With a film so touching, so sensitively driven as #Kony2012, it really wasn’t surprising to see it in the Facebook timelines of countless friends and colleagues within its first week. Then all of the sudden, you slowly watched, as many people began to remove the video one by one from their feeds, and delete any praise they may have offered.
It’s within that time frame from the drop to the back pedal, where severe damage from misinformation can be done. Damage that includes the extension of false or dulled facts; false education in my mind is criminal. The damage that comes from potentially offending those with close ties to the topic at hand is very powerful and very real.
We must – as parents, educators, leaders, employers, colleagues and friends – highlight the importance of digging a little deeper before we press send. Similar to thinking twice before posting your own personal ideology via the twitter-verse, what you post carries a far greater impact than what I believe our society has even begun to comprehend.
Watching this play out, one thing is crystal clear: People, by the masses, are finding their voice. Perhaps it’s the anonymous aspect of the internet, and not having to say things while looking into one another’s eyes. But humanity seems to want to speak out, and humanity has found its microphone: social media.
Social media has created a world of passive activists. A passive activist is a person that will gladly speak up for a cause they believe in, but at their convenience. Life doesn’t leave everyone the opportunity to go to rallies, travel to Washington or Ottawa to march, or write a brilliant thesis dedicated to social justice. However, social media has offered us the accessible opportunity “to march” from our iPads, while still in our PJs, via all the very simple acts of sharing, re-tweeting, +1’ing, and now pinning.

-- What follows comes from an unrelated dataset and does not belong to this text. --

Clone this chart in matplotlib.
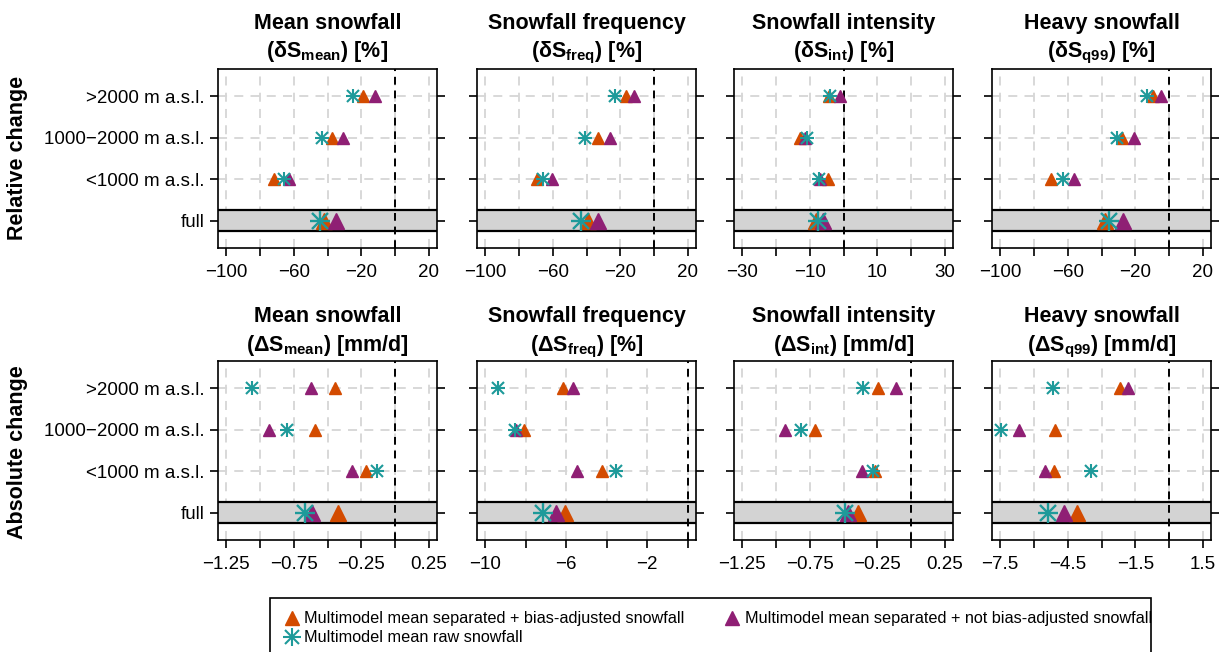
import numpy as np
import matplotlib.pyplot as plt
from matplotlib.lines import Line2D
from matplotlib.patches import Rectangle

plt.rcParams['font.family'] = ['Liberation Sans', 'DejaVu Sans']
plt.rcParams['mathtext.fontset'] = 'custom'
plt.rcParams['mathtext.rm'] = 'Liberation Sans'
plt.rcParams['mathtext.bf'] = 'Liberation Sans:bold'
plt.rcParams['mathtext.it'] = 'Liberation Sans:italic'

# data ##########################################################################
# order of every list: full, <1000, 1000-2000, >2000 m a.s.l.
levels = ['full', '<1000 m a.s.l.', '1000\u22122000 m a.s.l.', '>2000 m a.s.l.']

rel_mean_bias   = [-42.2, -71.5, -37.6, -18.9]
rel_mean_nobias = [-35.1, -62.6, -30.7, -12.1]
rel_mean_raw    = [-44.5, -65.6, -43.0, -24.8]

rel_freq_bias   = [-39.0, -69.1, -33.1, -16.4]
rel_freq_nobias = [-33.1, -60.7, -26.2, -12.1]
rel_freq_raw    = [-43.5, -66.0, -41.0, -23.3]

rel_int_bias    = [-8.2, -4.7, -12.8, -4.4]
rel_int_nobias  = [-6.2, -7.0, -11.5, -1.1]
rel_int_raw     = [-7.5, -7.2, -10.9, -3.9]

rel_q99_bias    = [-37.9, -70.0, -27.9, -9.7]
rel_q99_nobias  = [-27.5, -56.5, -20.6, -4.7]
rel_q99_raw     = [-35.8, -62.5, -30.8, -13.2]

abs_mean_bias   = [-0.421, -0.212, -0.593, -0.446]
abs_mean_nobias = [-0.618, -0.316, -0.933, -0.625]
abs_mean_raw    = [-0.667, -0.131, -0.803, -1.061]

abs_freq_bias   = [-6.06, -4.25, -8.08, -6.16]
abs_freq_nobias = [-6.52, -5.45, -8.46, -5.66]
abs_freq_raw    = [-7.14, -3.56, -8.52, -9.34]

abs_int_bias    = [-0.39, -0.266, -0.711, -0.243]
abs_int_nobias  = [-0.47, -0.36, -0.933, -0.113]
abs_int_raw     = [-0.488, -0.279, -0.815, -0.355]

abs_q99_bias    = [-4.09, -5.10, -5.05, -2.20]
abs_q99_nobias  = [-4.68, -5.51, -6.65, -1.83]
abs_q99_raw     = [-5.36, -3.46, -7.47, -5.14]

titles = ['Mean snowfall', 'Snowfall frequency', 'Snowfall intensity', 'Heavy snowfall']
subs = ['mean', 'freq', 'int', 'q99']
rel_units = ['%', '%', '%', '%']
abs_units = ['mm/d', '%', 'mm/d', 'mm/d']
# axis range (lo, hi, step) per panel
rel_ranges = [(-100, 20, 20), (-100, 20, 20), (-30, 30, 10), (-100, 20, 20)]
abs_ranges = [(-1.25, 0.25, 0.25), (-10, 0, 2), (-1.25, 0.25, 0.25), (-7.5, 1.5, 1.5)]

rel_data = [(rel_mean_bias, rel_mean_nobias, rel_mean_raw),
            (rel_freq_bias, rel_freq_nobias, rel_freq_raw),
            (rel_int_bias, rel_int_nobias, rel_int_raw),
            (rel_q99_bias, rel_q99_nobias, rel_q99_raw)]
abs_data = [(abs_mean_bias, abs_mean_nobias, abs_mean_raw),
            (abs_freq_bias, abs_freq_nobias, abs_freq_raw),
            (abs_int_bias, abs_int_nobias, abs_int_raw),
            (abs_q99_bias, abs_q99_nobias, abs_q99_raw)]
#################################################################################

ORANGE = '#d34b00'
PURPLE = '#8f1f74'
TEAL = '#1e9a9a'
GRID = '#d6d6d6'

W, H = 1230, 652
fig = plt.figure(figsize=(W / 100, H / 100), dpi=100)


def px_axes(left, top, width, height):
    return fig.add_axes([left / W, 1 - (top + height) / H, width / W, height / H])


def fmt(v):
    return ('%g' % v).replace('-', '\u2212')


def draw_panel(ax, data, rng, first):
    bias, nobias, raw = data
    lo, hi, step = rng
    ticks = np.arange(lo, hi + step / 2, step)
    pad = 0.04 * (hi - lo)
    ax.set_xlim(lo - pad, hi + pad)
    ax.set_ylim(0.34, 4.66)
    for t in ticks:
        ax.axvline(t, color=GRID, lw=1.3, ls=(0, (5, 4)), zorder=1)
    for yy in [2, 3, 4]:
        ax.axhline(yy, color=GRID, lw=1.3, ls=(0, (5, 4)), zorder=1)
    ax.axhspan(0.75, 1.25, color='#d3d3d3', lw=0, zorder=2)
    ax.axhline(0.75, color='black', lw=1.6, zorder=3)
    ax.axhline(1.25, color='black', lw=1.6, zorder=3)
    ax.axvline(0, color='black', lw=1.4, ls=(0, (4, 3)), zorder=4)

    y = np.arange(1, 5)
    for vals, col in [(bias, ORANGE), (nobias, PURPLE)]:
        ax.plot(vals[1:], y[1:], ls='none', marker='^', ms=8, color=col, zorder=5)
        ax.plot(vals[:1], y[:1], ls='none', marker='^', ms=11.5, color=col, zorder=5)
    ax.plot(raw[1:], y[1:], ls='none', marker='+', ms=10.5, mew=1.5, color=TEAL, zorder=6)
    ax.plot(raw[1:], y[1:], ls='none', marker='x', ms=8, mew=1.5, color=TEAL, zorder=6)
    ax.plot(raw[:1], y[:1], ls='none', marker='+', ms=15, mew=1.7, color=TEAL, zorder=6)
    ax.plot(raw[:1], y[:1], ls='none', marker='x', ms=11, mew=1.7, color=TEAL, zorder=6)

    ax.set_xticks(ticks)
    ax.set_xticklabels([fmt(t) if i % 2 == 0 else '' for i, t in enumerate(ticks)])
    ax.set_yticks(y)
    ax.set_yticklabels(levels if first else [])
    ax.tick_params(axis='both', direction='out', length=5.5, width=1.2, labelsize=13.5,
                   colors='black')
    ax.tick_params(axis='x', pad=6)
    ax.tick_params(axis='y', left=True, right=True, pad=4)
    for s in ax.spines.values():
        s.set_linewidth(1.2)


lefts = [218, 477, 734, 992]
pw, ph = 219, 179
rows = [(69, rel_data, rel_ranges, rel_units, '\u03b4', 29, 57),
        (361, abs_data, abs_ranges, abs_units, '\u0394', 322, 351)]

for top, data, ranges, units, sym, t1, t2 in rows:
    for j in range(4):
        ax = px_axes(lefts[j], top, pw, ph)
        draw_panel(ax, data[j], ranges[j], j == 0)
        cx = (lefts[j] + pw / 2) / W
        fig.text(cx, 1 - t1 / H, titles[j], ha='center', va='baseline',
                 fontsize=15.5, fontweight='bold')
        unit = units[j].replace('%', r'\%')
        fig.text(cx, 1 - t2 / H,
                 r'$\mathbf{(%sS_{%s})\ [%s]}$' % (sym, subs[j], unit),
                 ha='center', va='baseline', fontsize=15.5)

fig.text(18 / W, 1 - 158 / H, 'Relative change', rotation=90, ha='center', va='center',
         fontsize=15.5, fontweight='bold')
fig.text(18 / W, 1 - 452 / H, 'Absolute change', rotation=90, ha='center', va='center',
         fontsize=15.5, fontweight='bold')

# legend ########################################################################
h_bias = Line2D([], [], ls='none', marker='^', ms=10, color=ORANGE)
h_nobias = Line2D([], [], ls='none', marker='^', ms=10, color=PURPLE)
h_raw = (Line2D([], [], ls='none', marker='+', ms=13, mew=1.5, color=TEAL),
         Line2D([], [], ls='none', marker='x', ms=9.5, mew=1.5, color=TEAL))
leg = fig.legend([h_bias, h_raw, h_nobias],
                 ['Multimodel mean separated + bias-adjusted snowfall',
                  'Multimodel mean raw snowfall',
                  'Multimodel mean separated + not bias-adjusted snowfall'],
                 loc='upper left', bbox_to_anchor=(272 / W, 1 - 600 / H), ncol=2,
                 frameon=False, fontsize=11.7, handlelength=1.0, handletextpad=0.3,
                 columnspacing=2.4, labelspacing=0.25, borderpad=0.2)
fig.patches.append(Rectangle((270 / W, -0.05), (1151 - 270) / W, 0.05 + 1 - 598 / H,
                             transform=fig.transFigure, fill=False, edgecolor='black',
                             lw=1.2))

fig.savefig('out.png', dpi=100)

Leading people to awareness is wonderful. The more people who begin to care about the situations and lives of others, the more blissful our planet can remain and further become. We definitely can include activism more actively in our everyday lives now thanks to social media, and I stand by that as being a very good thing. So long as it’s rooted in truth, dignity and complete understanding.
When something like #KONY2012 hits the social web and we feel emotional, it’s easy to press that “share” button. It’s so easy to re-tweet with as many hash tags as possible to feel as if you are doing your part and spreading the word.
“This made me feel like a good person. I want others to feel this way. Why shouldn’t I send this to people to make them feel like good people too?”
While fast action is certainly a necessity at times, as social media users we should try to fully understand the situations before we engage in them. Even by just re-sharing a video, you are making a large statement about yourself: “I believe in this.” Unless you state them, there are no “qualifiers”. When you post the #KONY2012 video, and make no reference to your feelings about its makers or their critics, you are stating that you support the cause and its organizational creators.
This is 100% acceptable if you have taken the time to define for yourself a clear understanding of the video, the content, and its origins.
Parting HR Thought:
If you take the time to post any political or socially significant signage on your business property inform your employees in full detail as to what they and your organization are now representing.
“Courage is what it takes to stand up and speak; courage is also what it takes to sit down and listen.”